Dans cette vue, le poëte suppose que les maximes presque impraticables des puritains sur la rigide administration de la justice ont tourné la cervelle à son chevalier, de la même maniere que la lecture des livres de chevalerie avoit dérangé l’esprit de don Quixote. Le chevalier d’Hudibras se met donc en campagne pour rétablir chacun dans ses droits ; & il étend même sa protection à des ours qu’on mene à la foire, non pour leur profit, mais pour celui de leurs conducteurs, supposant que ces animaux ont été privés arbitrairement de leur liberté naturelle, sans qu’on leur ait fait leur procès dans les formes & par-devant leurs pairs. Comme tout le poëme est sur le ton plaisant, les différentes aventures du pieux chevalier & de son ridicule écuyer sont dans le même goût, & finissent toujours plaisamment. L’économie & le tour du poëme dans son tout ont quelque chose de si neuf, qu’on y a donné le nom de gout hudibraslique. Les uns l’appellent poeme burlesque, les autres heroi-comique, & d’autres épi-comique ; mais ce dernier nom ne lui convient ni pour la mesure du vers, ni pour la maniere brulque de finir par les deux lettres du chevalier & de la veuve.

Quoi qu’il en soit, le poëme Hudibras a été souvent cité & loué par les plus illustres écrivains de son siecle & du nôtre, par le comte de Rochester, Prior, Dryden, Addisson, &c. Le héros de ce poeme est un saint don Quixotte de la secte des Puritains, & le redresseur de tous les torts imaginaires qu’on fait à sa Dulcinée ; il ne lui manque ni rossinante, ni aventures burlesques, ni même un Sancho ; mais l’écuyer anglois est tailleur de métier, tartuffe de naissance, & si grand théologien dogmatique, que, dit le poëte,

Mysteres savoit déméler
Tout comme aiguilles enfiler.

On a sur-tout loué dans Hudibras les parodies du merveilleux (Machinery) poétique ; telle est entr’autres la description de la renommée, dont on sentira encore mieux le plaisant, si l’on veut la comparer avec la description serieuse de la renommée par Virgile. Il ne se peut rien de plus bisarre que la figure & l’habillement de la renommée dans Hudibras : ses deux trompettes & les avis qu’elle vient donner sont d’un excellent comique.

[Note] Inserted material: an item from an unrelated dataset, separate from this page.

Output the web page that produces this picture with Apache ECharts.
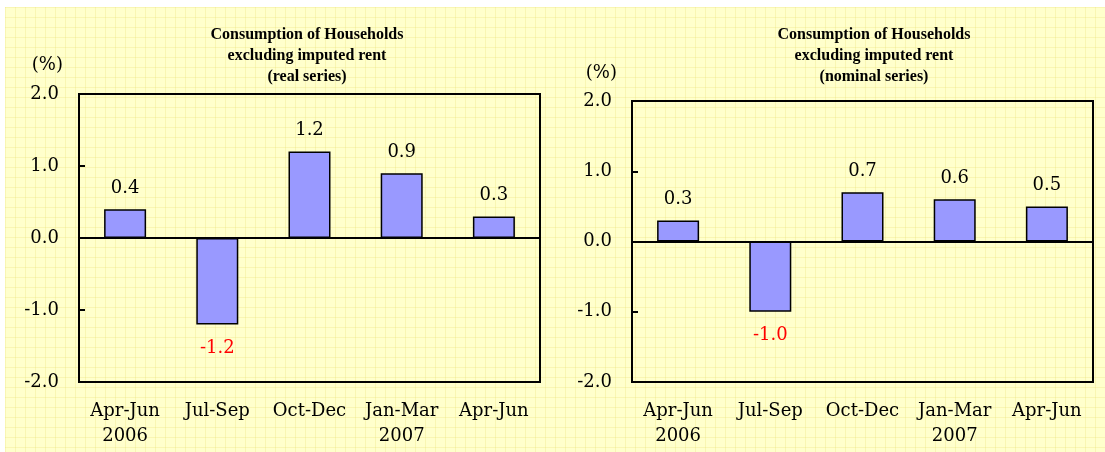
<!DOCTYPE html>
<html>
<head>
<meta charset="utf-8">
<script src="https://cdn.jsdelivr.net/npm/echarts@6/dist/echarts.min.js"></script>
<style>
  html, body { margin: 0; padding: 0; background: #fff; }
  #bg {
    position: absolute; left: 5px; top: 7px; width: 1100px; height: 445px;
    background-color: #ffffcc;
    background-image:
      linear-gradient(to right, rgba(235, 225, 120, 0.3) 1px, transparent 1px),
      linear-gradient(to bottom, rgba(235, 225, 120, 0.3) 1px, transparent 1px);
    background-size: 10px 10px;
  }
  #main { position: absolute; left: 0; top: 0; width: 1105px; height: 452px; }
</style>
</head>
<body>
<div id="bg"></div>
<div id="main"></div>
<script>
// quarters and year row
var quarters = ['Apr-Jun', 'Jul-Sep', 'Oct-Dec', 'Jan-Mar', 'Apr-Jun'];
var years = ['2006', '', '', '2007', ''];
// q/q change, %
var realValues = [0.4, -1.2, 1.2, 0.9, 0.3];
var nominalValues = [0.3, -1.0, 0.7, 0.6, 0.5];
var yTicks = [-2, -1, 0, 1, 2];

var titleReal = 'Consumption of Households\nexcluding imputed rent\n(real series)';
var titleNominal = 'Consumption of Households\nexcluding imputed rent\n(nominal series)';

var font = '"DejaVu Serif", "Liberation Serif", serif';

var categories = quarters.map(function (q, i) {
  return years[i] ? q + '\n' + years[i] : q;
});

function barData(values) {
  return values.map(function (v) {
    return {
      value: v,
      label: {
        position: v < 0 ? 'bottom' : 'top',
        distance: v < 0 ? 15 : 12,
        color: v < 0 ? '#ff0000' : '#000'
      }
    };
  });
}

function xLabelAxis(gridIndex) {
  return {
    type: 'category', gridIndex: gridIndex, data: categories,
    position: 'bottom',
    axisLine: { onZero: false, show: false },
    axisTick: { show: false },
    axisLabel: { interval: 0, hideOverlap: false, color: '#000', fontFamily: font, fontSize: 18, margin: 17, lineHeight: 25 }
  };
}

function xZeroAxis(gridIndex) {
  return {
    type: 'category', gridIndex: gridIndex, data: categories,
    position: 'bottom',
    axisLine: { onZero: true, lineStyle: { color: '#000', width: 2 } },
    axisTick: { inside: true, length: 7, lineStyle: { color: '#000', width: 2 } },
    axisLabel: { show: false }
  };
}

function yAxis(gridIndex, padRight, gap) {
  return {
    type: 'value', gridIndex: gridIndex, min: yTicks[0], max: yTicks[yTicks.length - 1], interval: 1,
    name: '(%)', nameLocation: 'end', nameGap: gap,
    nameTextStyle: { color: '#000', fontFamily: font, fontSize: 18, align: 'right', padding: [0, padRight, 0, 0] },
    axisLine: { show: true, lineStyle: { color: '#000', width: 2 } },
    axisTick: { show: true, inside: true, length: 6, lineStyle: { color: '#000', width: 2 } },
    splitLine: { show: false },
    axisLabel: {
      color: '#000', fontFamily: font, fontSize: 18, margin: 20,
      formatter: function (v) { return v.toFixed(1); }
    }
  };
}

function barSeries(idx, values) {
  return {
    type: 'bar', xAxisIndex: idx * 2, yAxisIndex: idx,
    data: barData(values), barWidth: 42,
    itemStyle: { color: '#9999ff', borderColor: '#000', borderWidth: 1.5 },
    label: {
      show: true, fontFamily: font, fontSize: 18,
      formatter: function (p) { return p.value.toFixed(1); }
    }
  };
}

var titleStyle = { fontFamily: '"Liberation Serif", serif', fontWeight: 'bold', fontSize: 16, lineHeight: 21, color: '#000' };

var myChart = echarts.init(document.getElementById('main'));
var option = {
  backgroundColor: 'transparent',
  animation: false,
  title: [
    { text: titleReal, left: 302, top: 19, textAlign: 'center', textStyle: titleStyle },
    { text: titleNominal, left: 869, top: 19, textAlign: 'center', textStyle: titleStyle }
  ],
  grid: [
    { left: 79, right: 565, top: 94, bottom: 70, show: true, borderColor: '#000', borderWidth: 2, backgroundColor: 'transparent' },
    { left: 632, right: 12, top: 101, bottom: 70, show: true, borderColor: '#000', borderWidth: 2, backgroundColor: 'transparent' }
  ],
  xAxis: [xLabelAxis(0), xZeroAxis(0), xLabelAxis(1), xZeroAxis(1)],
  yAxis: [yAxis(0, 16, 20), yAxis(1, 15, 19)],
  series: [barSeries(0, realValues), barSeries(1, nominalValues)]
};
myChart.setOption(option);
</script>
</body>
</html>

Il est vrai que la versification du poëte n’est pas harmonieuse, & qu’elle doit déplaire à ceux qui n’aiment que des vers nombreux & coulans ; ceux au contraire qui ne s’arrêtent qu’aux choses & aux idées, prendront un grand plaisir à la lecture d’Hudibras. Ce plaisir, dit un anglois, peut être comparé à celui que sait une jolie chanson, accompagnée d’un excellent violon ; au-lieu que le plaisir qu’on éprouve à la lecture d’un poeme épique sérieux est semblable à celui que produit le Te Deum de M. Handel lorsqu’il touche lui-même l’orgue, & qu’il est accompagne des plus belles voix & des plus beaux instrumens.

Hudibras est l’idole du parti de la haute-église, dont il est, pour ainsi dire, le breviaire, tandis que le gros des non-conformistes regardent ce poëme comme une piece fort odieuse. M. Fenton, dans sa belle épître à M. Southerne, faisant allusion au tems qui fait le sujet d’Hudibras, suppose plaisamment que lorsque les théatres furent fermés, la comédie prit un autre habit & parut ailleurs, les conventicules lui servant de théatres. La réforme qui suivit la mort du roi Charles I. ayant été aussi rigide qu’elle le fut, il étoit naturel à un poëte d’un esprit aussi enjoué que M. Fenton, d’en railler ; mais c’est ce qu’il fait avec noblesse.

Ce tems, dit-il dans le langage des dieux, fut suivi d’un autre plus abominable encore, souillé du sang d’un grand monarque : la tragédie n’eût pas plutôt vu sa chûte, qu’elle s’enfuit, & céda sa place aux ministres de la justice. La comédie, sa sœur, continua toujours ses fonctions, & ne fit que changer d’habillement. Elle commença par composer son visage, & apprit à faire passer des grimaces pour des signes de régénération. Elle se coupa les cheveux, & prit un ton tel que celui d’un tambour de basque ou d’un bourdon. Elle instruisit ses yeux à ne s’ouvrir qu’à demi, ou à s’enfuir en-haut. Bannie du théatre, elle prit gravement une robe, & se mit à babiller sur un texte …… Mais lorsque par un miracle de la bonté divine l’infortuné Charles remonta sur le trône de son pere, lorsque la paix & l’abondance revinrent dans nos contrées, elle arracha d’abord son bonnet de satin & son collet, & pria Wycherley de soutenir ses intérêts, & de faire paroître hardiment de l’esprit & du bon sens ; Etheridge & Sidley se joignirent à lui pour prendre sa defense, ils mériterent tous, & reçurent des applaudissemens. (Le chevalier de Jaucourt.)